There is not much in the way of African food, though we do have a Mediterranean restaurant that serves North African dishes, and the Nandos chain of Portuguese Piri-piri chicken was started in South Africa, so I don’t know if that counts as African or European.
Speaking of European, there is a choice of Spanish and Italian restaurants. Although there are no places serving East European food there are small supermarkets dedicated to their produce, German, Spanish, French, Czech and Polish beers can be bought in a number of places.

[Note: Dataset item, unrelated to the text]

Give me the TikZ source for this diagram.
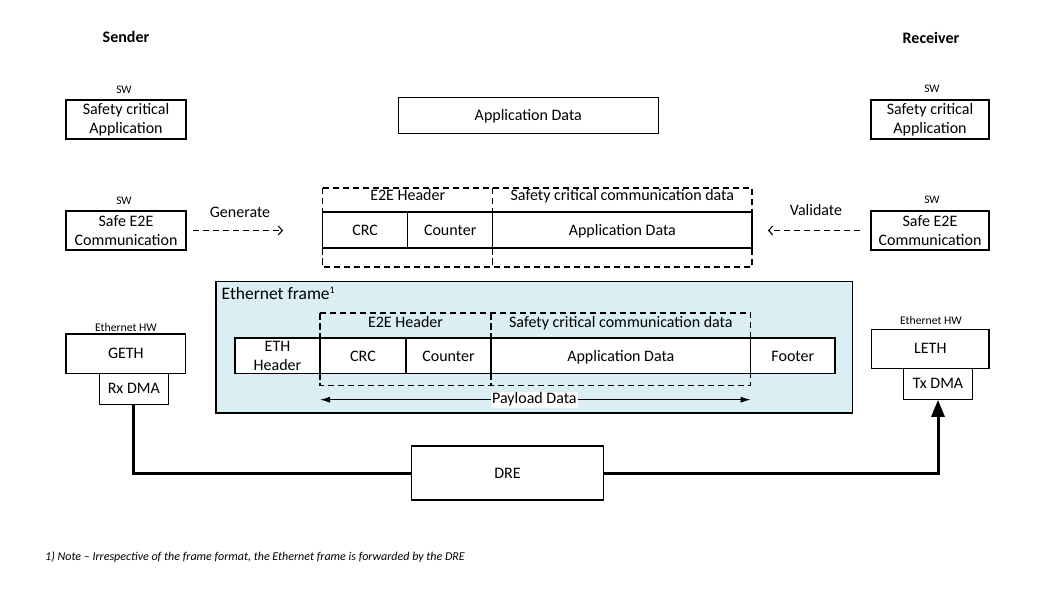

From across the Atlantic we have a Brazilian restaurant, in premises that previously served Argentinian, a Caribbean restaurant and the usual burger and chicken fast food chains from the USA.
All this great variety of food is because Huddersfield has for centuries been welcoming to immigrants, particularly to refugees, Syrians being the latest in a long history.
The first were the French Huguenots in the 17th century, fleeing the persecution of Louis XIV, the Sun King. In the industrial age migration within Britain became large, migrants coming from Lincolnshire, East Anglia, Scotland and Ireland. Irish immigration continued after the 1840 famines.
The development of the chemical industry brought Germans and Italians, then during the First World War a number of Belgian refugees settled here, followed by Basques during the Spanish civil war. After the second world war Polish, Latvian, Estonian, Lithuanian and Ukrainians settled here along with German and Italian prisoners of war who chose not to return to their homelands.
1948 saw the first wave of migrants from the Caribbean on the SS Empire Windrush, and in the late 1950s and early 1970s migrants from Pakistan and India came to work in the textile industry; their women followed in the 1970s. These have been added to due to the arrival of Kenyan and Ugandan Asians seeking asylum.
May 2004 saw an influx from Eastern Europe following several countries joining the EU, a number of Kurds, mostly refugees settled at the same time.
All this immigration has enriched our society in lots or ways, not just our palates, and has made Huddersfield the vibrant multicultural place it it today.
#welcome the strangers
There is an initiative to welcome strangers.
On the day that US President Donald Trump visits the UK people are being asked to welcome those from other countries and cultures and show that we disapprove of policies such as Mr Trump’s to be unwelcoming to those from other lands.
If you do not know any recent migrants, go to one of their restaurants and welcome them there.